**Problem description:** Copy exactly the lines from the start of the material through the line with "const seriesNames = ['x=0', 'x=1', 'x=2', 'x=3', 'x=4', 'x=5'];". Pictures stay out of the copy.

## START

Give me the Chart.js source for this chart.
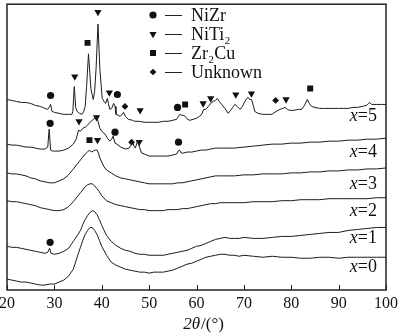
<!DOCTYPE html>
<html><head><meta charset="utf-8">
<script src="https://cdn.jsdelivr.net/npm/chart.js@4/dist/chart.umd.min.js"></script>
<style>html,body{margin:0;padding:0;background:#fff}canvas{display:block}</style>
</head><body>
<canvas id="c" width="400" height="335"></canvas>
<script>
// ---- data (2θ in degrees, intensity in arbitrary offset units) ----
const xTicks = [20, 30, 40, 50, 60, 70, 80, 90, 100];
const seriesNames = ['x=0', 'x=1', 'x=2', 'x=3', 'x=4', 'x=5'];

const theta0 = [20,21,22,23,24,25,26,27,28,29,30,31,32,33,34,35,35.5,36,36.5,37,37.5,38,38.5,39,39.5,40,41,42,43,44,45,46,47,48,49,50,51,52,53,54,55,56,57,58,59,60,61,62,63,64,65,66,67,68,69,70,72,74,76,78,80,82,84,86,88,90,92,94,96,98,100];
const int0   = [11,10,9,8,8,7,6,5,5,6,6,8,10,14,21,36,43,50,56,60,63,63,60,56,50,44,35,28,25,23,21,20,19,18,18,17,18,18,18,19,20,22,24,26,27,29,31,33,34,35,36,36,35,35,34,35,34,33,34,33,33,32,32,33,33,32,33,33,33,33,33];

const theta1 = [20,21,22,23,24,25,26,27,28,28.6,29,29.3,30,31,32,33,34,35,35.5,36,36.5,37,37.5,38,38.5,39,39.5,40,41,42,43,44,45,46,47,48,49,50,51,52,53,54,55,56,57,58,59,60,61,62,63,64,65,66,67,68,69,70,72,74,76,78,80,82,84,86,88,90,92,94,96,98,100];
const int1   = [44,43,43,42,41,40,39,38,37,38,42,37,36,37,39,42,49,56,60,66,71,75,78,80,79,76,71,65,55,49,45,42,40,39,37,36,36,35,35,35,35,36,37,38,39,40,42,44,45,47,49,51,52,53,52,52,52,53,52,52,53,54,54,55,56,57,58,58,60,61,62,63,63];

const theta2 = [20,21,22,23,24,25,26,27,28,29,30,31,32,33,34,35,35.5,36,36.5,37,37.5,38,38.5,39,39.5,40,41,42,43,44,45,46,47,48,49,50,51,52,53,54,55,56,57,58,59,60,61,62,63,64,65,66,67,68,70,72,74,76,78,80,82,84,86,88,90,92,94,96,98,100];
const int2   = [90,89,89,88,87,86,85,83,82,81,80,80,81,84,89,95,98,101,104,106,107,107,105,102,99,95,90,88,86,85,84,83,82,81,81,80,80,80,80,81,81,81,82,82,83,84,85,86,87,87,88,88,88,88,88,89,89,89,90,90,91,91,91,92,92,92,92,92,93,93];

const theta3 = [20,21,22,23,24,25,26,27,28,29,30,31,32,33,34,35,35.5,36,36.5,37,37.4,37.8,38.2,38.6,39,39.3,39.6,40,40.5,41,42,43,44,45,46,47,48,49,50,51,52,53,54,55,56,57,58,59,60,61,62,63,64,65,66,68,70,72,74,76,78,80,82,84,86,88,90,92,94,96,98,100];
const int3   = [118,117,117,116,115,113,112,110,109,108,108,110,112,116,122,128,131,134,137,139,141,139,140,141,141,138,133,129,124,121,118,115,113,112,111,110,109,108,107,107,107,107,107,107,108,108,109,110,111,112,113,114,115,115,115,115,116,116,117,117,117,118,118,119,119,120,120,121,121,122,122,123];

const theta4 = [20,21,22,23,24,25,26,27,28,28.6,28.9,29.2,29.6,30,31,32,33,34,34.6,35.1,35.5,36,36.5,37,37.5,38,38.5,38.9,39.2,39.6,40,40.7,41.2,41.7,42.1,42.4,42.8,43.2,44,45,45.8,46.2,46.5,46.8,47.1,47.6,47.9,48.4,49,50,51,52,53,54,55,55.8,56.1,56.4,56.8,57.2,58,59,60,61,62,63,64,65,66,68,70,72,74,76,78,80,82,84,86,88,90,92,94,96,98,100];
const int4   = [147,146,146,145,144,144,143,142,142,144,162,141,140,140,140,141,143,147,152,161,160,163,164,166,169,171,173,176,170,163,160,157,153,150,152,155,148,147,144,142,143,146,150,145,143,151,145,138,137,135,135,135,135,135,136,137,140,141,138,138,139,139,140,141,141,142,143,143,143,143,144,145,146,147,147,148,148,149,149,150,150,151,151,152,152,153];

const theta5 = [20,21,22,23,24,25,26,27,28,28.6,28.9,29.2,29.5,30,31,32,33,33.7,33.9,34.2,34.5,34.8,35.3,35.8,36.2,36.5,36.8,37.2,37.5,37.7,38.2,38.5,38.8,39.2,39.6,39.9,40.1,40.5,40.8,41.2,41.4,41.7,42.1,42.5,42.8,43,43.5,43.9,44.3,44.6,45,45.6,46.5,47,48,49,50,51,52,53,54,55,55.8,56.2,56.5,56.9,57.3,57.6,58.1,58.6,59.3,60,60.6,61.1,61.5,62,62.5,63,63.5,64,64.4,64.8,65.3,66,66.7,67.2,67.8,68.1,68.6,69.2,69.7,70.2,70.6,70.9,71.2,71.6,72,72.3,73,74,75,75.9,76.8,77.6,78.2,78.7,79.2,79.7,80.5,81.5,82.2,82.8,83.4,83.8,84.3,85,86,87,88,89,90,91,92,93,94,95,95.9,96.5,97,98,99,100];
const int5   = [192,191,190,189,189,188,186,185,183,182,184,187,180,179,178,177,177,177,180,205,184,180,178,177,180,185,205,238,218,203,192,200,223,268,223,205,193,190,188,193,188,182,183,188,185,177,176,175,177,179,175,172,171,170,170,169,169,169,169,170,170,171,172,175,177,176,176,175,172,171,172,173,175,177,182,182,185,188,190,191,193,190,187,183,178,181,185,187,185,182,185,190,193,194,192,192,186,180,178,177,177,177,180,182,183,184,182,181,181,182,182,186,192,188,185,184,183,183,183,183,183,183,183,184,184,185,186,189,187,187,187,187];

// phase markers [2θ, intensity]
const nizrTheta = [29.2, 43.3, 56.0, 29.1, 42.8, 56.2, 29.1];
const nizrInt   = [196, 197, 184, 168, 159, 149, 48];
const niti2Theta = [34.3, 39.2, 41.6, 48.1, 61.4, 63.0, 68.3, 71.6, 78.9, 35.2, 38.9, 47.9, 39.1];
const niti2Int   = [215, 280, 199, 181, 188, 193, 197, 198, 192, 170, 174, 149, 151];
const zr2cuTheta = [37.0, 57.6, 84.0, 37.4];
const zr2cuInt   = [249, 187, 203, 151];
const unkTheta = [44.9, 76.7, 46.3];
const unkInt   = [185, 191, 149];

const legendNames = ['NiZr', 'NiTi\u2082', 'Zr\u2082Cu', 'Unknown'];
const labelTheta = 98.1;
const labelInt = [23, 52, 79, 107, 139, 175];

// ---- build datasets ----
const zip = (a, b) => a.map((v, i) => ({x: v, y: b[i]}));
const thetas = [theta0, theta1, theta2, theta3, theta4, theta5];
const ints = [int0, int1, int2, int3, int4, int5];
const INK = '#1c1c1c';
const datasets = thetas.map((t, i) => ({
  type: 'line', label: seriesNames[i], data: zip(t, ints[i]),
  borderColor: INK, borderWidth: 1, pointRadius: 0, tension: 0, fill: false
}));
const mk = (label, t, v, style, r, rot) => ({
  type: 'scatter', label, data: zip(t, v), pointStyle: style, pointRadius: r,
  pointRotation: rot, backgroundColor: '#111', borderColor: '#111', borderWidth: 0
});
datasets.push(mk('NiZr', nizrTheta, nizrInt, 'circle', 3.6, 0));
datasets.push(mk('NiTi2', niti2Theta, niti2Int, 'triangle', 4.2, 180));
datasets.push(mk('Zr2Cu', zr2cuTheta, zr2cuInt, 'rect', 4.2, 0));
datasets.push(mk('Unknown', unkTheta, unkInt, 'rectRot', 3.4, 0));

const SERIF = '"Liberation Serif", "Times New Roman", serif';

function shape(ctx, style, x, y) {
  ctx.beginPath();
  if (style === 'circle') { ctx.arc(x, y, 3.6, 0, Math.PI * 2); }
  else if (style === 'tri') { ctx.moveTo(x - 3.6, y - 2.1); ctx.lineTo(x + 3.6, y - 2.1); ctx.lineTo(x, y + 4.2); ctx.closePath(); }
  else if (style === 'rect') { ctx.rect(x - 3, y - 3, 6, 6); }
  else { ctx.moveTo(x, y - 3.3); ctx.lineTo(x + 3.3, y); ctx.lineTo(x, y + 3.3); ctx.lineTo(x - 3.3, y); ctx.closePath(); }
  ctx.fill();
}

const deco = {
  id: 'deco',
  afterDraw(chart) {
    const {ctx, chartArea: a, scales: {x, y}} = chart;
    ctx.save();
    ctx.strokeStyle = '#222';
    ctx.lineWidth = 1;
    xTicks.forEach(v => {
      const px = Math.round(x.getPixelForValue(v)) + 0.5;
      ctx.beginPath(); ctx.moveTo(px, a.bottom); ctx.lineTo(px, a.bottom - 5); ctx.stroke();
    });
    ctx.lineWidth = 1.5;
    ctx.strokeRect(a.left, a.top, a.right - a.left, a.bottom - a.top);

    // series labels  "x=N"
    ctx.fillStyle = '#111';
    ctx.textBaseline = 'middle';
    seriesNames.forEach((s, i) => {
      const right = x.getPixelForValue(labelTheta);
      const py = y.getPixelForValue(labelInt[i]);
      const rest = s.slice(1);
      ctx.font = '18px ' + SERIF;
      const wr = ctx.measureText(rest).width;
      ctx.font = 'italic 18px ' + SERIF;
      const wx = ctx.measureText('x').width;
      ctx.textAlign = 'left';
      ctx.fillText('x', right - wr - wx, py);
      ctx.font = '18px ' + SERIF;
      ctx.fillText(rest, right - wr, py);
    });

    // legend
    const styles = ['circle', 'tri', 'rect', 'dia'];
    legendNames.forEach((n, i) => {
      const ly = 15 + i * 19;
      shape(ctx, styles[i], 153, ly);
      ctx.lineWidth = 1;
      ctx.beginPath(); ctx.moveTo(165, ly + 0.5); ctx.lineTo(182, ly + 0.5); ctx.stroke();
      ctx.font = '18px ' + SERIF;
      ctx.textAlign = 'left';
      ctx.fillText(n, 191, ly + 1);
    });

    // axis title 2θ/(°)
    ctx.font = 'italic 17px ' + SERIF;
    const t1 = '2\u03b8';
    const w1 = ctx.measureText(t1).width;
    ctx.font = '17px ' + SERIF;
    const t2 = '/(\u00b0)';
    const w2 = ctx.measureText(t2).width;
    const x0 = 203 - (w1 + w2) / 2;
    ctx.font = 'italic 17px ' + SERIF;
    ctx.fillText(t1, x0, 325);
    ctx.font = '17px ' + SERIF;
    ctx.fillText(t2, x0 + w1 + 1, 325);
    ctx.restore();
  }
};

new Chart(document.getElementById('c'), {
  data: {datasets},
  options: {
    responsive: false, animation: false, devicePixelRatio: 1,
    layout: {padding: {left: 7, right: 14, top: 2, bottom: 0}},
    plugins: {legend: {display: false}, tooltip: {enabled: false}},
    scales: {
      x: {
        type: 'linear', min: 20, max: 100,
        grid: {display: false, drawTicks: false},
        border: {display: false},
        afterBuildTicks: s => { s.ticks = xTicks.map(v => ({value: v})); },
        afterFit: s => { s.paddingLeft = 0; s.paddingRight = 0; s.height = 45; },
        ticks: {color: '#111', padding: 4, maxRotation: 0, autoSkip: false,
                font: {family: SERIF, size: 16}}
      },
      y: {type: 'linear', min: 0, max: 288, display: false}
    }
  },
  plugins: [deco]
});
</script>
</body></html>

## END

**Solution for this problem:**
Give me the Chart.js source for this chart.
<!DOCTYPE html>
<html><head><meta charset="utf-8">
<script src="https://cdn.jsdelivr.net/npm/chart.js@4/dist/chart.umd.min.js"></script>
<style>html,body{margin:0;padding:0;background:#fff}canvas{display:block}</style>
</head><body>
<canvas id="c" width="400" height="335"></canvas>
<script>
// ---- data (2θ in degrees, intensity in arbitrary offset units) ----
const xTicks = [20, 30, 40, 50, 60, 70, 80, 90, 100];
const seriesNames = ['x=0', 'x=1', 'x=2', 'x=3', 'x=4', 'x=5'];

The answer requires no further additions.